[Task input start]

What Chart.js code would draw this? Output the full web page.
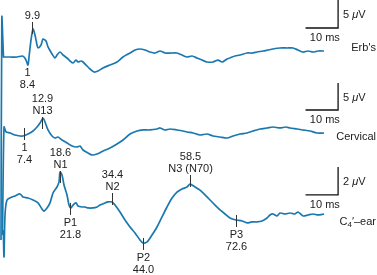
<!DOCTYPE html>
<html><head><meta charset="utf-8">
<script src="https://cdn.jsdelivr.net/npm/chart.js@4"></script>
<style>html,body{margin:0;padding:0;background:#fff}canvas{display:block}</style>
</head><body>
<canvas id="c" width="377" height="275"></canvas>
<script>
// ---- data (time in ms, amplitude in µV) ----
const erbTime = [0.46,0.71,1.23,1.38,3.23,5.38,6.91,7.53,8.14,8.75,9.06,9.68,10.29,10.9,11.52,11.83,12.75,13.36,14.28,14.9,16.13,17.05,17.66,18.58,19.5,20.73,21.66,22.58,23.5,24.11,25.03,25.65,26.88,27.8,29.03,30.26,31.79,33.94,36.09,37.93,40.09,41.62,43.16,44.69,46.23,47.76,49.3,50.83,52.37,54.52,56.06,57.6,59.13,60.67,62.2,63.74,65.58,67.12,68.35,69.88,71.42,72.34,73.87,76.02,77.56,79.09,80.94,82.47,84.01,86.16,88.31,90.15,91.69,93.23,94.76,96.3,97.84,99.67];
const erbUv = [-32.7,7.14,0,0,0,0,0.18,0,-0.54,-1.43,0,3.04,5.0,3.93,2.14,1.61,2.14,3.21,2.86,1.79,0.54,-0.18,0.36,0.89,0.36,-0.18,-0.71,-1.07,-0.54,-0.89,-0.71,-0.89,-1.61,-2.14,-2.68,-2.5,-1.96,-1.43,-0.89,0,0.71,1.25,1.43,1.25,0.89,0.71,1.07,0.71,0.71,0.71,0.36,0,0.18,-0.18,-0.54,-0.89,-0.89,-0.54,-0.89,-0.36,0,0.18,0.36,0.71,0.71,0.89,1.07,1.25,1.43,1.61,1.61,1.61,1.25,0.89,1.07,0.89,1.07,1.07];

const cervTime = [0.92,1.38,2.0,3.23,4.76,6.3,7.22,8.75,10.29,11.52,12.44,13.36,13.98,14.9,16.13,17.05,17.97,19.2,20.73,22.27,23.8,24.73,25.65,27.18,28.41,29.95,31.79,33.94,36.09,37.93,40.09,42.24,44.08,46.23,48.38,49.3,50.83,52.37,54.52,56.37,57.6,59.44,61.59,63.74,65.58,67.73,69.88,71.72,73.87,76.02,77.87,80.02,82.17,84.01,86.16,88.0,89.23,91.39,93.23,95.38,97.53,99.67];
const cervUv = [-18.9,1.11,0.19,0,-0.37,-0.56,-0.56,-0.19,0.37,1.11,1.85,2.78,2.04,0.56,-0.56,-0.93,-0.74,-1.3,-1.85,-2.41,-2.59,-2.41,-3.15,-3.7,-4.07,-3.89,-3.33,-2.78,-2.04,-1.3,-0.19,0.37,0.56,0.56,0.74,0.93,0.56,0.74,0.56,0.37,0.19,0,-0.37,-0.19,-0.56,-0.74,-0.93,-0.56,-0.19,0,0.37,0.74,0.93,1.11,0.93,1.11,0.93,0.74,0.56,0.37,0,0];

const c4Time = [1.17,1.38,1.69,2.3,3.84,4.76,6.3,7.22,8.75,10.29,11.83,13.05,13.67,14.59,15.51,16.43,17.66,18.28,18.58,19.2,19.81,20.73,21.35,21.96,22.58,23.5,24.11,25.34,26.26,27.18,28.72,29.95,30.87,32.41,33.33,34.56,35.48,37.01,38.55,40.09,41.62,43.16,44.08,45.31,46.84,48.38,49.91,51.45,52.99,54.52,56.06,57.6,58.51,60.05,61.59,63.12,64.66,66.2,67.73,69.27,70.8,72.64,74.49,76.02,77.56,79.09,80.63,82.17,83.09,84.01,85.24,86.16,87.7,89.23,90.77,91.69,93.23,94.76,96.3,97.84,99.67];
const c4Uv = [-1.64,-3.57,-0.57,0.5,0.71,0.79,0.93,0.71,0.64,0.5,0.29,-0.14,-0.29,-0.07,0.29,1.0,1.43,1.79,2.5,2.29,1.57,0.86,0.14,-0.07,0.14,0.29,0.07,0,0,-0.07,-0.07,0,0.14,0.29,0.36,0.36,0.14,-0.36,-0.93,-1.43,-1.86,-2.36,-2.57,-2.5,-2.0,-1.43,-0.71,0,0.64,1.07,1.29,1.43,1.64,1.43,1.21,0.86,0.5,0.14,-0.21,-0.5,-0.79,-0.93,-1.0,-1.14,-1.07,-1.07,-1.0,-0.79,-0.57,-0.5,-0.64,-0.43,-0.5,-0.43,-0.5,-0.36,-0.64,-0.57,-0.5,-0.57,-0.5];

// peak markers: latency (ms), marker amplitude (µV), text lines, side
const erbPeakLat = [8.4, 9.9];
const erbPeakUv = [-0.36, 5.18];
const erbPeakText = [["1","8.4"], ["9.9"]];
const erbPeakSide = ["below", "above"];
const erbPeakTick = [false, true];

const cervPeakLat = [7.4, 12.9];
const cervPeakUv = [-0.19, 1.85];
const cervPeakText = [["1","7.4"], ["N13","12.9"]];
const cervPeakSide = ["below", "above"];
const cervPeakTick = [true, true];

const c4PeakLat = [18.6, 21.8, 34.4, 44.0, 58.5, 72.6];
const c4PeakUv = [2.14, -0.14, 0.57, -2.64, 1.86, -1.0];
const c4PeakText = [["N1","18.6"], ["P1","21.8"], ["N2","34.4"], ["P2","44.0"], ["N3 (N70)","58.5"], ["P3","72.6"]];
const c4PeakSide = ["above","below","above","below","above","below"];
const c4PeakTick = [true, true, true, true, true, true];

// calibration bars
const barMs = 10;
const erbBarUv = 5, cervBarUv = 5, c4BarUv = 2;
const traceNames = ["Erb's", "Cervical", "C4"];

// ---- layout (axis ranges & bar placement) ----
const BAR_T0 = 94;
const layout = {
  yE: {min: -38.93, max: 10.18, barBase: 5.18, nameDy: 20},
  yC: {min: -26.3, max: 24.63, barBase: 4.26, nameDy: 27},
  yP: {min: -4.86, max: 14.79, barBase: 0.86, nameDy: 27}
};
const LINE = '#1a78b0';

const pts = (t, v) => t.map((x, i) => ({x, y: v[i]}));
const bar = (uv, base) => [{x: BAR_T0, y: base}, {x: BAR_T0 + barMs, y: base}, {x: BAR_T0 + barMs, y: base + uv}];

const traceStyle = {borderColor: LINE, borderWidth: 1.7, pointRadius: 0, tension: 0.25, fill: false};
const barStyle = {borderColor: '#111', borderWidth: 1.3, pointRadius: 0, tension: 0, fill: false};

const markerSets = [
  {y: 'yE', lat: erbPeakLat, uv: erbPeakUv, text: erbPeakText, side: erbPeakSide, tick: erbPeakTick},
  {y: 'yC', lat: cervPeakLat, uv: cervPeakUv, text: cervPeakText, side: cervPeakSide, tick: cervPeakTick},
  {y: 'yP', lat: c4PeakLat, uv: c4PeakUv, text: c4PeakText, side: c4PeakSide, tick: c4PeakTick}
];
const barSets = [
  {y: 'yE', uv: erbBarUv, name: 0},
  {y: 'yC', uv: cervBarUv, name: 1},
  {y: 'yP', uv: c4BarUv, name: 2}
];

const FONT = '"Liberation Sans", Arial, sans-serif';
const TEXT = '#222';

const annot = {
  id: 'annot',
  afterDatasetsDraw(chart) {
    const ctx = chart.ctx, X = chart.scales.x;
    ctx.save();
    ctx.fillStyle = TEXT;
    ctx.strokeStyle = '#333';
    ctx.lineWidth = 1;
    ctx.textAlign = 'center';
    ctx.textBaseline = 'middle';
    ctx.font = '11px ' + FONT;
    markerSets.forEach(s => {
      const Y = chart.scales[s.y];
      s.lat.forEach((t, i) => {
        const x = Math.round(X.getPixelForValue(t)) + 0.5;
        const y = Y.getPixelForValue(s.uv[i]);
        if (s.tick[i]) {
          ctx.beginPath(); ctx.moveTo(x, y - 6); ctx.lineTo(x, y + 6); ctx.stroke();
        }
        s.text[i].forEach((line, j) => {
          const dy = s.side[i] === 'above' ? -(12 + 12 * j) : (14 + 12 * j);
          ctx.fillText(line, x, y + dy);
        });
      });
    });
    // calibration labels and trace names
    barSets.forEach(b => {
      const Y = chart.scales[b.y], L = layout[b.y];
      const xl = X.getPixelForValue(BAR_T0), xr = X.getPixelForValue(BAR_T0 + barMs);
      const yb = Y.getPixelForValue(L.barBase), yt = Y.getPixelForValue(L.barBase + b.uv);
      ctx.textAlign = 'center';
      ctx.font = '11px ' + FONT;
      ctx.fillText(barMs + ' ms', (xl + xr) / 2 + 3, yb + 10);
      // amplitude label "n µV" with italic mu
      ctx.textAlign = 'left';
      let xx = xr + 5; const ym = (yb + yt) / 2 + 1;
      const p1 = b.uv + ' ';
      ctx.fillText(p1, xx, ym); xx += ctx.measureText(p1).width;
      ctx.font = 'italic 11px ' + FONT;
      ctx.fillText('\u03bc', xx, ym); xx += ctx.measureText('\u03bc').width;
      ctx.font = '11px ' + FONT;
      ctx.fillText('V', xx, ym);
      // trace name, right aligned
      const yn = yb + L.nameDy;
      const right = chart.width - 1;
      if (b.name === 2) {
        const a = 'C', sub = '4', rest = '\u2032\u2013ear';
        ctx.font = '11px ' + FONT; const wa = ctx.measureText(a).width, wr = ctx.measureText(rest).width;
        ctx.font = '8px ' + FONT; const ws = ctx.measureText(sub).width;
        let x0 = right - wa - ws - wr;
        ctx.textAlign = 'left';
        ctx.font = '11px ' + FONT; ctx.fillText(a, x0, yn); x0 += wa;
        ctx.font = '8px ' + FONT; ctx.fillText(sub, x0, yn + 3); x0 += ws;
        ctx.font = '11px ' + FONT; ctx.fillText(rest, x0, yn);
      } else {
        ctx.textAlign = 'right';
        ctx.font = '11px ' + FONT;
        ctx.fillText(traceNames[b.name], right, yn);
      }
    });
    ctx.restore();
  }
};

new Chart(document.getElementById('c'), {
  type: 'line',
  data: {
    datasets: [
      Object.assign({label: traceNames[0], data: pts(erbTime, erbUv), yAxisID: 'yE'}, traceStyle),
      Object.assign({label: traceNames[1], data: pts(cervTime, cervUv), yAxisID: 'yC'}, traceStyle),
      Object.assign({label: traceNames[2], data: pts(c4Time, c4Uv), yAxisID: 'yP'}, traceStyle),
      Object.assign({label: 'barE', data: bar(erbBarUv, layout.yE.barBase), yAxisID: 'yE'}, barStyle),
      Object.assign({label: 'barC', data: bar(cervBarUv, layout.yC.barBase), yAxisID: 'yC'}, barStyle),
      Object.assign({label: 'barP', data: bar(c4BarUv, layout.yP.barBase), yAxisID: 'yP'}, barStyle)
    ]
  },
  options: {
    responsive: false,
    animation: false,
    devicePixelRatio: 1,
    layout: {padding: 0},
    plugins: {legend: {display: false}, tooltip: {enabled: false}},
    scales: {
      x: {type: 'linear', min: 0.15, max: 115.95, display: false},
      yE: {type: 'linear', min: layout.yE.min, max: layout.yE.max, display: false},
      yC: {type: 'linear', min: layout.yC.min, max: layout.yC.max, display: false},
      yP: {type: 'linear', min: layout.yP.min, max: layout.yP.max, display: false}
    }
  },
  plugins: [annot]
});
</script>
</body></html>
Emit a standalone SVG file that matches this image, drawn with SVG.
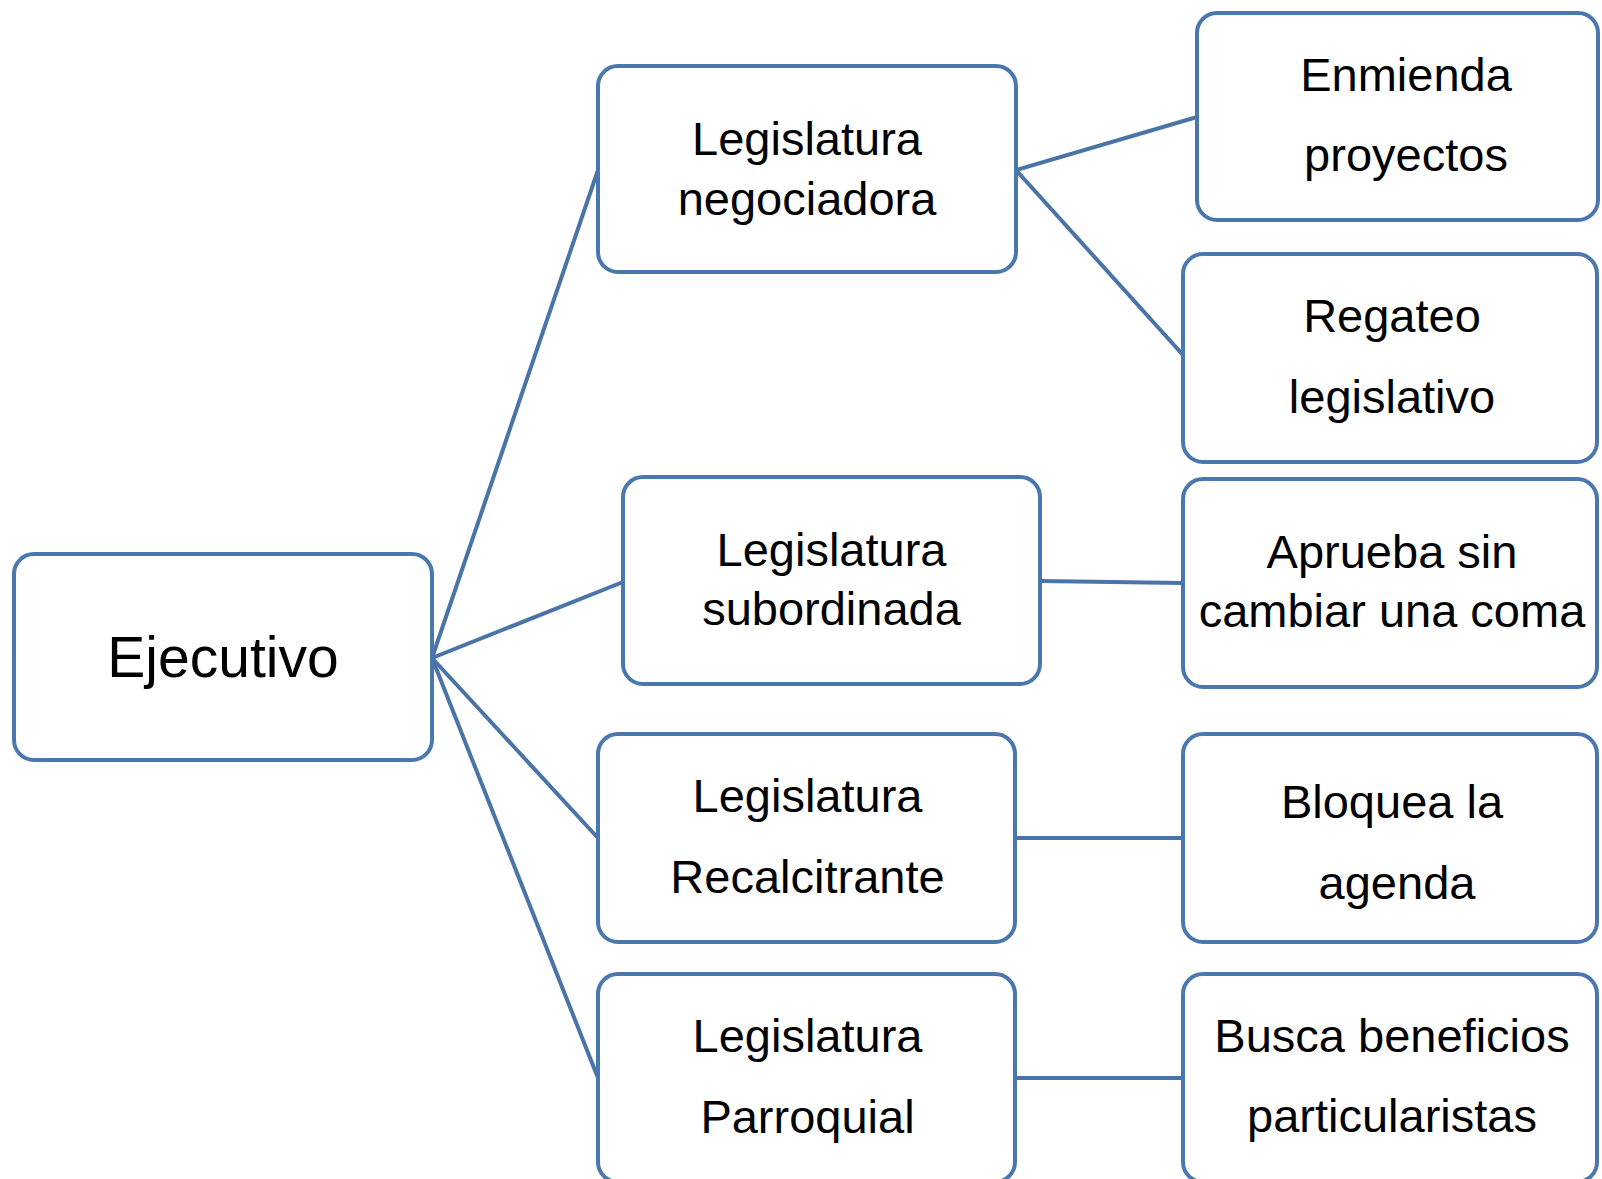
<svg xmlns="http://www.w3.org/2000/svg" width="1602" height="1179" viewBox="0 0 1602 1179">
<style>
.box{fill:#ffffff;stroke:#4a77ad;stroke-width:4}
.conn line{stroke:#4a74a8;stroke-width:4;stroke-linecap:round}
text{font-family:"Liberation Sans",Arial,sans-serif;font-size:47px;fill:#000000;text-anchor:middle}
.big{font-size:57px}
</style>
<rect width="1602" height="1179" fill="#ffffff"/>
<g id="connectors" class="conn">
<line x1="432" y1="658" x2="598" y2="170"/>
<line x1="432" y1="658" x2="623" y2="582"/>
<line x1="432" y1="658" x2="598" y2="838"/>
<line x1="432" y1="658" x2="598" y2="1078"/>
<line x1="1016" y1="170" x2="1197" y2="117"/>
<line x1="1016" y1="170" x2="1183" y2="355"/>
<line x1="1040" y1="581" x2="1183" y2="583"/>
<line x1="1015" y1="838" x2="1183" y2="838"/>
<line x1="1015" y1="1078" x2="1183" y2="1078"/>
</g>
<g id="ejecutivo">
<rect class="box" x="14" y="554" width="418" height="206" rx="20"/>
<text class="big" x="223" y="677">Ejecutivo</text>
</g>
<g id="negociadora">
<rect class="box" x="598" y="66" width="418" height="206" rx="20"/>
<text x="807" y="155">Legislatura</text>
<text x="807" y="215">negociadora</text>
</g>
<g id="subordinada">
<rect class="box" x="623" y="477" width="417" height="207" rx="20"/>
<text x="831.5" y="566">Legislatura</text>
<text x="831.5" y="625">subordinada</text>
</g>
<g id="recalcitrante">
<rect class="box" x="598" y="734" width="417" height="208" rx="20"/>
<text x="807.5" y="812">Legislatura</text>
<text x="807.5" y="893">Recalcitrante</text>
</g>
<g id="parroquial">
<rect class="box" x="598" y="974" width="417" height="208" rx="20"/>
<text x="807.5" y="1052">Legislatura</text>
<text x="807.5" y="1133">Parroquial</text>
</g>
<g id="enmienda">
<rect class="box" x="1197" y="13" width="401" height="207" rx="20"/>
<text x="1406" y="91">Enmienda</text>
<text x="1406" y="171">proyectos</text>
</g>
<g id="regateo">
<rect class="box" x="1183" y="254" width="414" height="208" rx="20"/>
<text x="1392" y="332">Regateo</text>
<text x="1392" y="413">legislativo</text>
</g>
<g id="aprueba">
<rect class="box" x="1183" y="479" width="414" height="208" rx="20"/>
<text x="1392" y="568">Aprueba sin</text>
<text x="1392" y="627">cambiar una coma</text>
</g>
<g id="bloquea">
<rect class="box" x="1183" y="734" width="414" height="208" rx="20"/>
<text x="1392" y="818">Bloquea la</text>
<text x="1397" y="899">agenda</text>
</g>
<g id="busca">
<rect class="box" x="1183" y="974" width="414" height="208" rx="20"/>
<text x="1392" y="1052">Busca beneficios</text>
<text x="1392" y="1132">particularistas</text>
</g>
</svg>
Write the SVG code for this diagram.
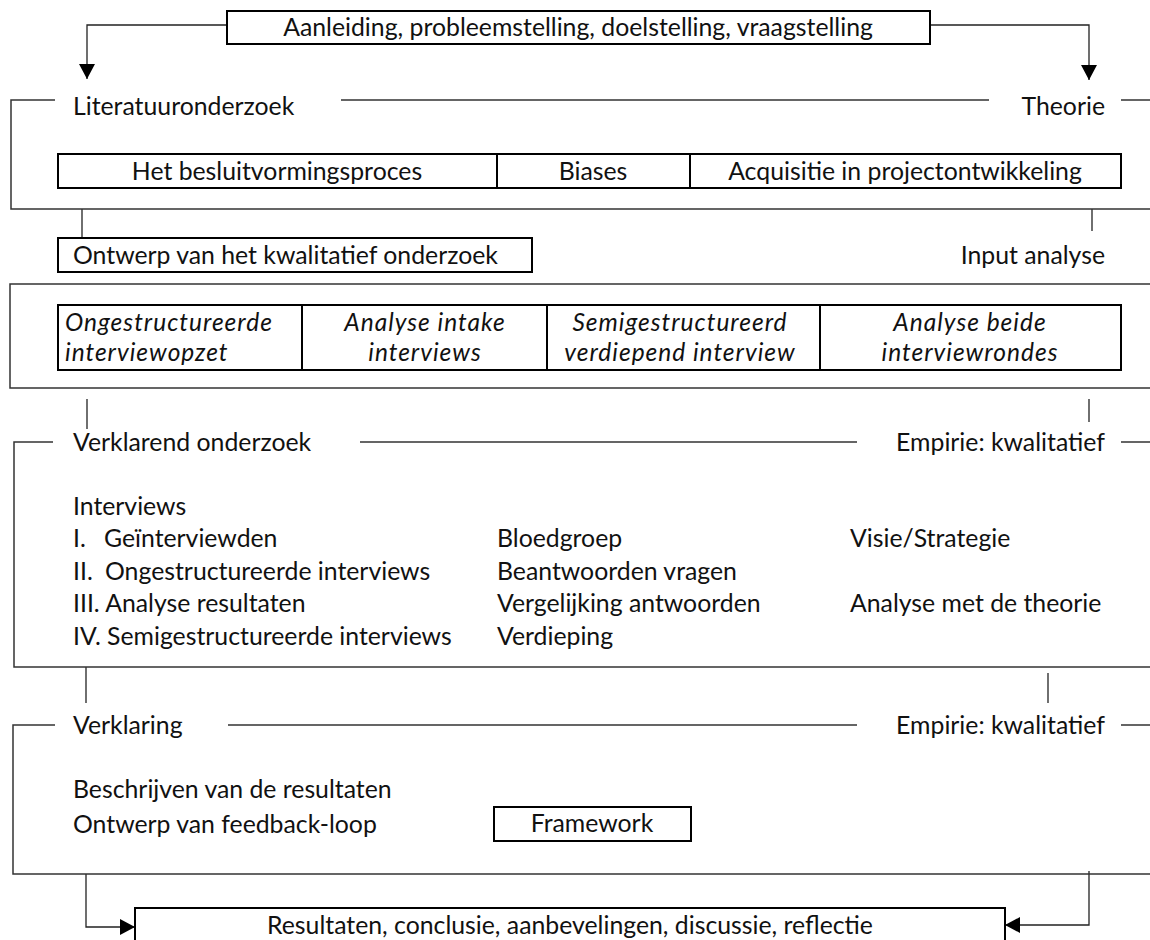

[Task input end]

# Exercise objective
Search the listing above for the string "code". Copy every line that contains it.

# Response to this exercise
What Chart.js code would draw this? Output the full web page.
Write the SVG code for this diagram.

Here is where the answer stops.